En algunos de los viajes que este verano he tenido ocasión de hacer he podido encontrar personas, que de una manera u otra, me han aportado sensaciones y vivencias nuevas que ahora me gusta recordar. A mediados de julio, durante uno de los paseos en las afueras de Varese en el norte de Italia; en esas colinas que ondulan bajo los Alpes, tuve la ocasión de conocer a un personaje inolvidable: un campesino tranquilo que pasa mucho tiempo pastoreando junto a su perro, un rebaño de ovejas. Alcide, ese es su nombre, palabra que deriva del griego Alceys. El nombre significa robusto y Alcide lo es. Su apariencia es de hombre recio y fornido.

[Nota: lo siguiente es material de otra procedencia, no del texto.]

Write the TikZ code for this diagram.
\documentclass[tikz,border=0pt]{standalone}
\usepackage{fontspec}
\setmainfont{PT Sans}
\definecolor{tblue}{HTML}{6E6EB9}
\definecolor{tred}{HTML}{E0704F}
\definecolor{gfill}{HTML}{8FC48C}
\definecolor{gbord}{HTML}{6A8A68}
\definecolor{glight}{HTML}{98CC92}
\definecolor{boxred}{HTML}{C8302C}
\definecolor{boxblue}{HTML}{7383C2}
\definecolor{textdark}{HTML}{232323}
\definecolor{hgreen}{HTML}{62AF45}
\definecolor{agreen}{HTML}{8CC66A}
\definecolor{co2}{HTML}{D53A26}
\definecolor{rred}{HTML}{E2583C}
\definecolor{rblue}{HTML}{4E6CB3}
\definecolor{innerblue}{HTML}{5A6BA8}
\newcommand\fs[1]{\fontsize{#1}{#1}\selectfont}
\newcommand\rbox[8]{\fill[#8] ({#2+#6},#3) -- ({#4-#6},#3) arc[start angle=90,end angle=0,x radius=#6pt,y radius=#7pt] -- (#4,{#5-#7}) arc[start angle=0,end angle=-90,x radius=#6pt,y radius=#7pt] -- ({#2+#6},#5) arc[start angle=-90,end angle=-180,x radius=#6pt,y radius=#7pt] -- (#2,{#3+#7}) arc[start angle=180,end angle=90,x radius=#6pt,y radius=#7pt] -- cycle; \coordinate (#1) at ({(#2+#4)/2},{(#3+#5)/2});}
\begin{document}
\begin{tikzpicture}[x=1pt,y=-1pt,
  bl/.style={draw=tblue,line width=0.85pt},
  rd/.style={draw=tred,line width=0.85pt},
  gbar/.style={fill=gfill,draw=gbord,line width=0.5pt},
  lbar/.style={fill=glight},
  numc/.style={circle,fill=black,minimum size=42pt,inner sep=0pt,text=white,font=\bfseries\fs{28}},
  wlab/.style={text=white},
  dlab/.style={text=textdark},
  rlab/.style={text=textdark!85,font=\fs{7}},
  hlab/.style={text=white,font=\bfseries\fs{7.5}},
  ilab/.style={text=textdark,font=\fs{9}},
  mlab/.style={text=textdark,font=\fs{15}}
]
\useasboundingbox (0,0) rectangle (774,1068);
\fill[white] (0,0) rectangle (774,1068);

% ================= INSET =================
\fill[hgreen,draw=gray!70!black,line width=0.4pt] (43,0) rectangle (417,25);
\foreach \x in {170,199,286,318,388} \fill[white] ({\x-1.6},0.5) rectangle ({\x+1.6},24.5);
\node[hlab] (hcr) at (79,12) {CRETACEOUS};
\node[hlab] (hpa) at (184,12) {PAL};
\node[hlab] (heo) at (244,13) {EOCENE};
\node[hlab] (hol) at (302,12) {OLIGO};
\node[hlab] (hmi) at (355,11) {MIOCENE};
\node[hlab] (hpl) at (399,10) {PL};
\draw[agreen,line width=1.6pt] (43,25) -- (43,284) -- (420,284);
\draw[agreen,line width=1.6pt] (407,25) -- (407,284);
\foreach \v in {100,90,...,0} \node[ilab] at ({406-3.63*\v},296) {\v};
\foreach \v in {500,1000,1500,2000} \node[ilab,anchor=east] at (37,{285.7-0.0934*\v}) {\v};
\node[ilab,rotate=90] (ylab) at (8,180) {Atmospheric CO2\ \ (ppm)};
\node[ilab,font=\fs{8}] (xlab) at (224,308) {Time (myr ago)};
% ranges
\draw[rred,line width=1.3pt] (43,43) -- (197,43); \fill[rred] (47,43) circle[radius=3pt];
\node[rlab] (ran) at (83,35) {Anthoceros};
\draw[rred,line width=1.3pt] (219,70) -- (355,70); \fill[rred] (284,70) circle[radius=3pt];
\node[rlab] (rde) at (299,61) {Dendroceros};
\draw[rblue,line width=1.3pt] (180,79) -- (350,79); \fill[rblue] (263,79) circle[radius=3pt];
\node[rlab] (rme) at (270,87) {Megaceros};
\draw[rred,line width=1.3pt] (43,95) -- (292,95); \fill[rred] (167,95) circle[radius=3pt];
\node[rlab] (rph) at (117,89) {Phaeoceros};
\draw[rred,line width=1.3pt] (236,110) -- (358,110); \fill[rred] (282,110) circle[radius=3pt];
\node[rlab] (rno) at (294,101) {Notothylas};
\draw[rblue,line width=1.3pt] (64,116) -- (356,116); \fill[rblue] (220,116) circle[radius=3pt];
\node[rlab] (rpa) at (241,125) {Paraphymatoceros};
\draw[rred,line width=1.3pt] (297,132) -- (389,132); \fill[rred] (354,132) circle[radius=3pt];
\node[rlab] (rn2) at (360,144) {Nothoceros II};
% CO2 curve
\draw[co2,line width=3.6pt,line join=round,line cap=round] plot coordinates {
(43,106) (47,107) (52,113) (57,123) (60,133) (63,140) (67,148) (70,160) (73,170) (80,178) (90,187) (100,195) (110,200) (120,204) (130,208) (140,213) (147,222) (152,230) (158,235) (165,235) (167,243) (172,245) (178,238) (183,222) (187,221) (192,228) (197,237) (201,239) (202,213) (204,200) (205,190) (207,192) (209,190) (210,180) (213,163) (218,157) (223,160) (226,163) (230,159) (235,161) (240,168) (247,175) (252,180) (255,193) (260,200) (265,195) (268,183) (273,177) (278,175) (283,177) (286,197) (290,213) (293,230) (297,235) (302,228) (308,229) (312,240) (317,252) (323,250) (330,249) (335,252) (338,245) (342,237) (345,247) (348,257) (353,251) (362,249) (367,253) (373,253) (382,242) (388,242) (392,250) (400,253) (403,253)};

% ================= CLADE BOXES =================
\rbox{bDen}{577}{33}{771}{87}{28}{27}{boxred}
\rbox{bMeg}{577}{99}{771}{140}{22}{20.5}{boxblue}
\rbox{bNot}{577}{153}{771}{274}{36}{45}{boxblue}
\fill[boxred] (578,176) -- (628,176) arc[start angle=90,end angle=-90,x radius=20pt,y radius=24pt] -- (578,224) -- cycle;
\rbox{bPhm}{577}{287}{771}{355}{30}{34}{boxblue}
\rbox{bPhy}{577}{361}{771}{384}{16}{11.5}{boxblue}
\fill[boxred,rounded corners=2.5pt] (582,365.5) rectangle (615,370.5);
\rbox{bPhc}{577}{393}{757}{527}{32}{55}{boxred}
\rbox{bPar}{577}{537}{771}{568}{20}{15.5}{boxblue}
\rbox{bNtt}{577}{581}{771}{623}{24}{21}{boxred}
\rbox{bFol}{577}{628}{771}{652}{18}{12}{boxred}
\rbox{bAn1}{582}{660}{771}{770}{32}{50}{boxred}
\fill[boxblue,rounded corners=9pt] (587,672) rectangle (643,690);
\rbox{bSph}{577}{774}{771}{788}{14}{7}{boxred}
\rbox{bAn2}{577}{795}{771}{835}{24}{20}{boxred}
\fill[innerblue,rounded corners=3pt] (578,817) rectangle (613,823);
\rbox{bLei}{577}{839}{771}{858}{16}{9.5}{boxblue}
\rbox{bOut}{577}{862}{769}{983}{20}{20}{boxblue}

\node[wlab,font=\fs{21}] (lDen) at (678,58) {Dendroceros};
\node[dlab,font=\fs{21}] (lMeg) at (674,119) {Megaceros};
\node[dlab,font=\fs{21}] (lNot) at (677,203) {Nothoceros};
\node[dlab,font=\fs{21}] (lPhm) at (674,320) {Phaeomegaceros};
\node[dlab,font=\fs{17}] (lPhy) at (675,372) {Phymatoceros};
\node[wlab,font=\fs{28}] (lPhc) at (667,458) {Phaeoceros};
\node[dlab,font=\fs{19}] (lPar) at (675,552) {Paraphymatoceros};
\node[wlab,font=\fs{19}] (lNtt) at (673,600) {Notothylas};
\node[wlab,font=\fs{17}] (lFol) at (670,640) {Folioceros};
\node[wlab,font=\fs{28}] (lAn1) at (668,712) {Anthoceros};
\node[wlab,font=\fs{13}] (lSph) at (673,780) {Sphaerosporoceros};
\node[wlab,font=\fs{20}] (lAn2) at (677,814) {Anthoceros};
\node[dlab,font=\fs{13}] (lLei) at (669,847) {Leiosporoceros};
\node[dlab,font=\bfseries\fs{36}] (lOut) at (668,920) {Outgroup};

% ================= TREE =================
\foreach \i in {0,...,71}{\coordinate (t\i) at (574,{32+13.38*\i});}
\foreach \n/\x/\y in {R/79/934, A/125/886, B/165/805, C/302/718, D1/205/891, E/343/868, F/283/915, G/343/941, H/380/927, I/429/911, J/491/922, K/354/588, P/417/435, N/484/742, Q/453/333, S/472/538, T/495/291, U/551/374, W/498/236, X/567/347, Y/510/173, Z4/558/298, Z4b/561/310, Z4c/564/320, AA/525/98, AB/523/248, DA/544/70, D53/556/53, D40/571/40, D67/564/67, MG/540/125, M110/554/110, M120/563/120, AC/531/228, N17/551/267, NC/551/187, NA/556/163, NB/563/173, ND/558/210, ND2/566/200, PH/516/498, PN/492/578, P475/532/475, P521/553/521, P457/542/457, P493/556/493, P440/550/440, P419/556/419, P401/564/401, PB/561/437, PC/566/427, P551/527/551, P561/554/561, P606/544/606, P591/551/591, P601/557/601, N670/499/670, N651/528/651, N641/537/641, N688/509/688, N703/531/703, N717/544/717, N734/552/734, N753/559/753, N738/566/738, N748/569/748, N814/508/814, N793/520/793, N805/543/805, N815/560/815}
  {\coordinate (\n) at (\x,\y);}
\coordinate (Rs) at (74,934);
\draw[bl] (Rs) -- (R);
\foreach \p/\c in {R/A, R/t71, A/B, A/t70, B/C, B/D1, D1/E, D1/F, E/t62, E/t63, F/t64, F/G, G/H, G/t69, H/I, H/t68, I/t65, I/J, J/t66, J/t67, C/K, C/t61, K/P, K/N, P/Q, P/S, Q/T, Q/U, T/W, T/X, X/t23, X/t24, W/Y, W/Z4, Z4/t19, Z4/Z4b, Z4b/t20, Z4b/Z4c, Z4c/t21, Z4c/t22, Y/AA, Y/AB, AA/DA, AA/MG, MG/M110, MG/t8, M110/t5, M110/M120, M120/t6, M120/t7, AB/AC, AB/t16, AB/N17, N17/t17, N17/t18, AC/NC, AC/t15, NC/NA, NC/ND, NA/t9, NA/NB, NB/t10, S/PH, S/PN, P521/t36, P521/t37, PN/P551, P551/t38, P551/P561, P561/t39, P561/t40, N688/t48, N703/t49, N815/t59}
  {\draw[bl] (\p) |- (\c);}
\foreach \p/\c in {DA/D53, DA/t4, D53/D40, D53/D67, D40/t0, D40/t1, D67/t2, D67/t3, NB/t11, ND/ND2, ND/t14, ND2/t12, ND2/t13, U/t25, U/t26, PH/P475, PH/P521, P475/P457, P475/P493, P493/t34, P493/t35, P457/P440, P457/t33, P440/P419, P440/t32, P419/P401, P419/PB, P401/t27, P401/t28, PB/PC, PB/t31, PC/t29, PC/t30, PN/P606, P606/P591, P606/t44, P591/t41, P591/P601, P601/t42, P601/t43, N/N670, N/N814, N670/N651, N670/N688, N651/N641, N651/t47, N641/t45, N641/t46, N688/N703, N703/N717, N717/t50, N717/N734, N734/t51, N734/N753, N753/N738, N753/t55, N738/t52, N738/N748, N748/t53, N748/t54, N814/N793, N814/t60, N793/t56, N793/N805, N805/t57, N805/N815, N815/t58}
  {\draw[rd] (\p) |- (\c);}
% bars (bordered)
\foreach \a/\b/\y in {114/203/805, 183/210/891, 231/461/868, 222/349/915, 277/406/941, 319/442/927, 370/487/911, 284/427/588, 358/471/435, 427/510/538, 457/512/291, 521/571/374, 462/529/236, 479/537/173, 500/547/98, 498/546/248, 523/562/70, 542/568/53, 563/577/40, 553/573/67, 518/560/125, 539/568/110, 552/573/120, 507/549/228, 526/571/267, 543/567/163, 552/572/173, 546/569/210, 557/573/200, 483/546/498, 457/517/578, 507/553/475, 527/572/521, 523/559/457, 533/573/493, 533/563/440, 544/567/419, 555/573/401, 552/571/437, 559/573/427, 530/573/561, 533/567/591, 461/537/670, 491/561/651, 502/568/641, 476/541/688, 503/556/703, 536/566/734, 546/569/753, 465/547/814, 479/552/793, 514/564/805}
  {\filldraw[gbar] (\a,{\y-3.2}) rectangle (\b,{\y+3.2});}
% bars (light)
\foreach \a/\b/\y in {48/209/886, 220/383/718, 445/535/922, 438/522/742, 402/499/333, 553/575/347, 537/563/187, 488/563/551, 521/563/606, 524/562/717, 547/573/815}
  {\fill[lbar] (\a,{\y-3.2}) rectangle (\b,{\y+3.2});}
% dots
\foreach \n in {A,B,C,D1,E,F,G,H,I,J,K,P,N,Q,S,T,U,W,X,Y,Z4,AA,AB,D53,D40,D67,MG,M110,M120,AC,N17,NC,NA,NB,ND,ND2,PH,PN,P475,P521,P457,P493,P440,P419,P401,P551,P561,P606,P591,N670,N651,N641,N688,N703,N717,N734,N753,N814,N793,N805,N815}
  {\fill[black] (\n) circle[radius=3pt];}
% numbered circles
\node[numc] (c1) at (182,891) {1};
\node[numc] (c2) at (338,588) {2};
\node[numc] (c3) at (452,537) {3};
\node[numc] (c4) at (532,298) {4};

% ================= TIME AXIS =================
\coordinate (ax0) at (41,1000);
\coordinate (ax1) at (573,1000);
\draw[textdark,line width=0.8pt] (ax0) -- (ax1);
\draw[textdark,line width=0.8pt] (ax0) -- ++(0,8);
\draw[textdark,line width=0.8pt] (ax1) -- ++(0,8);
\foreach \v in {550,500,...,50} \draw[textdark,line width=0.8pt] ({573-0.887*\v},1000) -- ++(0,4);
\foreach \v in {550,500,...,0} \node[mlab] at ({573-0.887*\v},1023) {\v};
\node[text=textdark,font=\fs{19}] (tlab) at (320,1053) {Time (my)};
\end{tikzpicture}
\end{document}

Aunque reconocí enseguida que es un hombre de pocas palabras, durante la corta conversación que mantuvimos aquella tarde, rodeados por sus ovejas, en aquel hermoso prado cercano al Sacro Monte del Rosario, en las afuera de Varese, consiguió transmitirme mucho. Comprendí que era feliz, viviendo lentamente, en medio de la naturaleza, junto a su perro y a sus ovejas. Su mundo era aquel, limitado al campo, a la plantas, a los animales, a las contadas personas, que alguna vez encontraba en la zona o a los vecinos del pueblo cercano, a los que veía, cuando acudía a comprar algo a la ferretería, muy de cuando en cuando. Me habló de la brisa que movía las hojas de los árboles, de aquel cielo cruzado en ese instante por una bandada de pájaros, del calor del verano y del comportamiento de las ovejas… En ese instante me dejé llevar por el sonido de su voz y por los rumores del campo, pero no pude evitar imaginarlo en su día a día, perdiendo la mirada en el horizonte en un sosegado diálogo de silencios.
El encuentro con ciertas personas, dan motivos para reflexionar sobre la condición humana y el sentido de la vida y del universo, también sobre las prioridades de una sociedad atolondrada, ensuciada por los egoísmos políticos y el consumo desenfrenado. A este hombre de nombre Alcide, probablemente nadie le llorará cuando muera, sin embargo, hoy siento ya en mí la nostalgia de sus ojos, de su voz profunda, de su piel arrugada y oscura, de su amor por ese trozo del Planeta en el que vive y al que cuida. Hoy lo sigo imaginando en ese diálogo constante con la naturaleza y con el universo. Vuelve a mis ojos la hora cobriza de aquel crepúsculo que fue escenario de nuestro encuentro. Aquel momento que me ablandó por dentro me regala hoy la quietud del alma que sin prisas ni alborotos se serena para seguir caminando sin dejarse embaucar por lo efímero de lo terreno.